E' poi la volta del vice
direttore della divisione produzione Tv della RAI, Vittorio Arrigoni,
che parla in modo specifico della formazione inerente il canale RAI news
24. Punto focale di tutto il suo discorso è il "must" di non mettere
mai limiti al budget per la formazione e soprattutto per l'"esercizio".
I
talenti infatti non solo vanno scoperti, ma anche formati e sviluppati.
L'ultimo intervento di Adriano
Ariè, presidente APT (acronimo di Associazione Produttori Televisivi)
è volto soprattutto a focalizzare l'attenzione sull'importanza vitale
del mantenimento del "profilo italiano" nella fiction, evitando drasticamente
di scimmiottare i prodotti americani, diversi dai nostri per mentalità,
cultura e mezzi.
Commento
personale di Giovanna Anello
L'atelier 3 merita un commento
a parte rispetto agli altri due, non tanto per la sua qualità chiaramente
né inferiore né superiore a quella degli altri, ma piuttosto
per il modo in cui è stato condotto dai suoi partecipanti. I discorsi
erano estremamente tecnici a tal punto da escludere i "non addetti ai lavori"
o chi vi si accostava per la prima volta. La comprensione del pubblico
è stata messa a dura prova dai continui riferimenti ad incontri
avvenuti mesi fa e dai quali venivano ripresi alcuni punti per essere approfonditi.
Anche per questo il mio resoconto non è stato molto dettagliato
ed approfondito, in quanto ho potuto riportare solo le parti di discorso
che si riferivano esclusivamente all'argomento dell'ordine del giorno.
Sono dell'idea che per permettere
ad un pubblico più ampio, che non sia composto dai soli relatori,
di partecipare a dibattiti così interessanti, si dovrebbe fare più
attenzione in futuro che l'accaduto appena menzionato non si ripeta.
Come commento conclusivo
di questa esperienza con Eurovisioni vorrei far notare degli aspetti che
per me sono stati a torto trascurati. Innanzitutto a mio parere sono stati
eccessivamente limitati gli interventi del pubblico presente che in sole
due occasioni ha avuto la possibilità di partecipare attivamente.
Connesso a questo aspetto va secondo ma menzionata l'eccessiva tecnicità
con cui sono stati affrontati alcuni temi.

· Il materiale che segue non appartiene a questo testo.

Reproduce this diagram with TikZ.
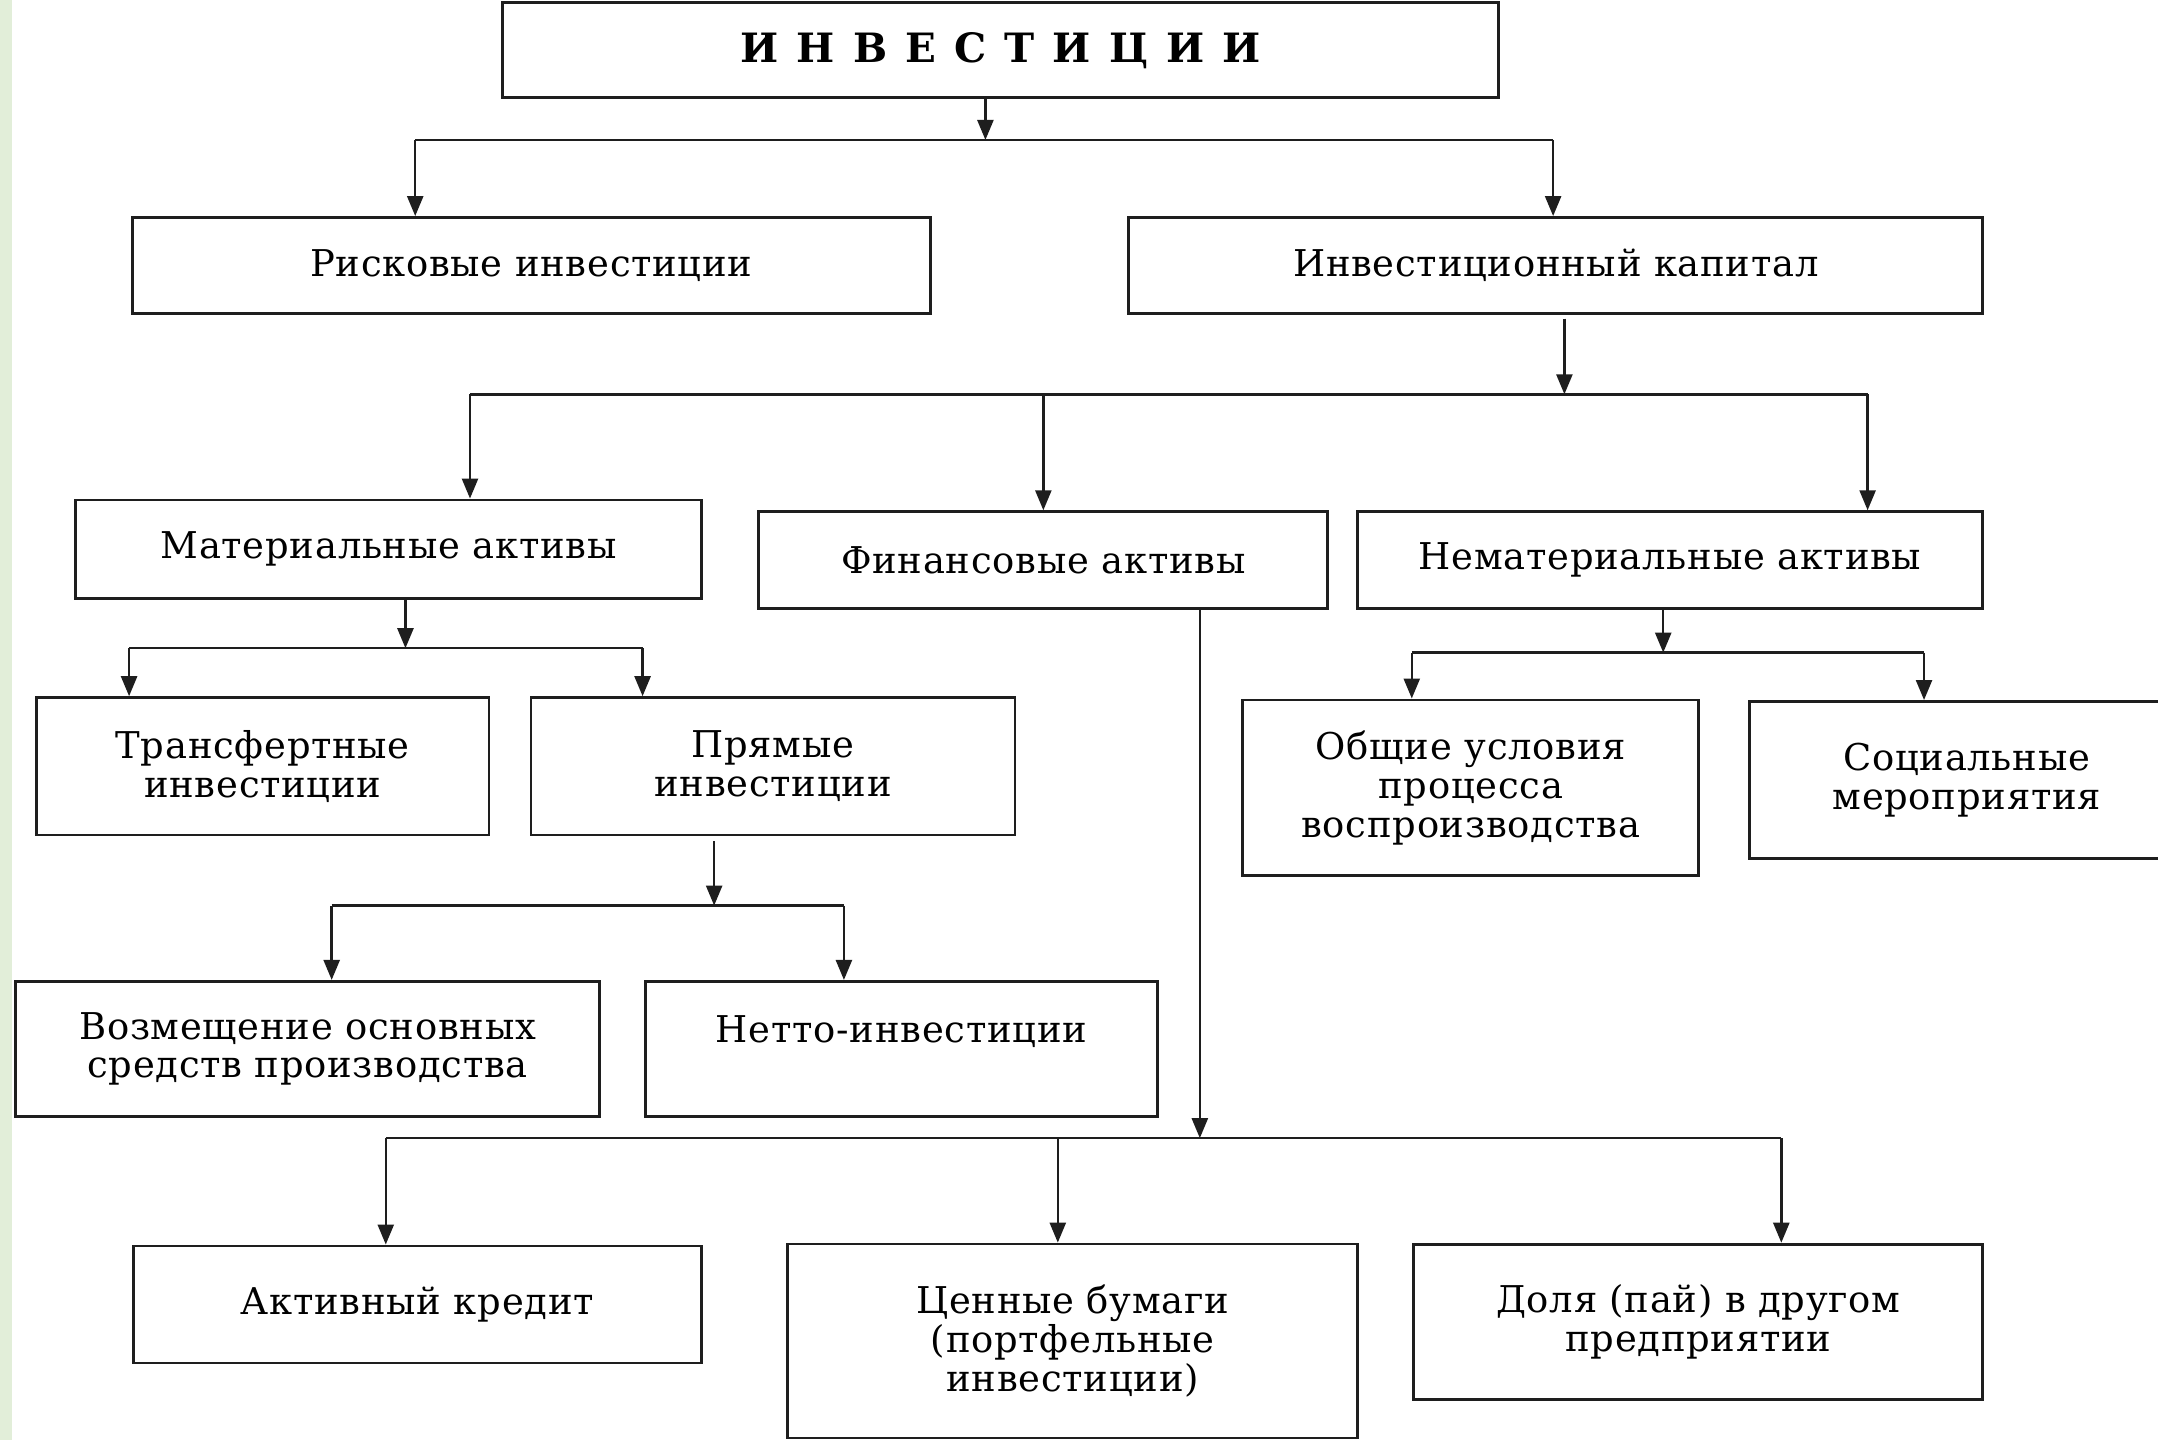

Non mi riferisco alla terminologia
utilizzata ma al fatto che troppo spesso la "tavola rotonda" di relatori
ha escluso dai suoi discorsi il pubblico presente in sala in quanto faceva
riferimenti e allusioni a riunioni avvenute a porte chiuse o tenutesi mesi
fa a cui chiaramente non tutti i presenti, per non dire nessuno, ha partecipato.
E questo è stato un vero peccato dato l'alta qualità dei
relatori presenti e il grande interesse e attualità dei temi affrontati.
Inutile quindi sottolineare
il pochissimo spazio concesso al gruppo di studenti europei, se non nell'ultima
giornata (per giunta prettamente italiana). Credo invece che con una più
adeguata preparazione che avesse preceduto le tre giornate si sarebbero
potuti ottenere ottimi risultati o comunque si sarebbe assistito ad una
novità assoluta nel mondo dei convegni.
Sono comunque dell'idea
che l'esperienza è molto utile e dovrebbe quindi essere ripetuta
in futuro: del resto sbagliando si impara.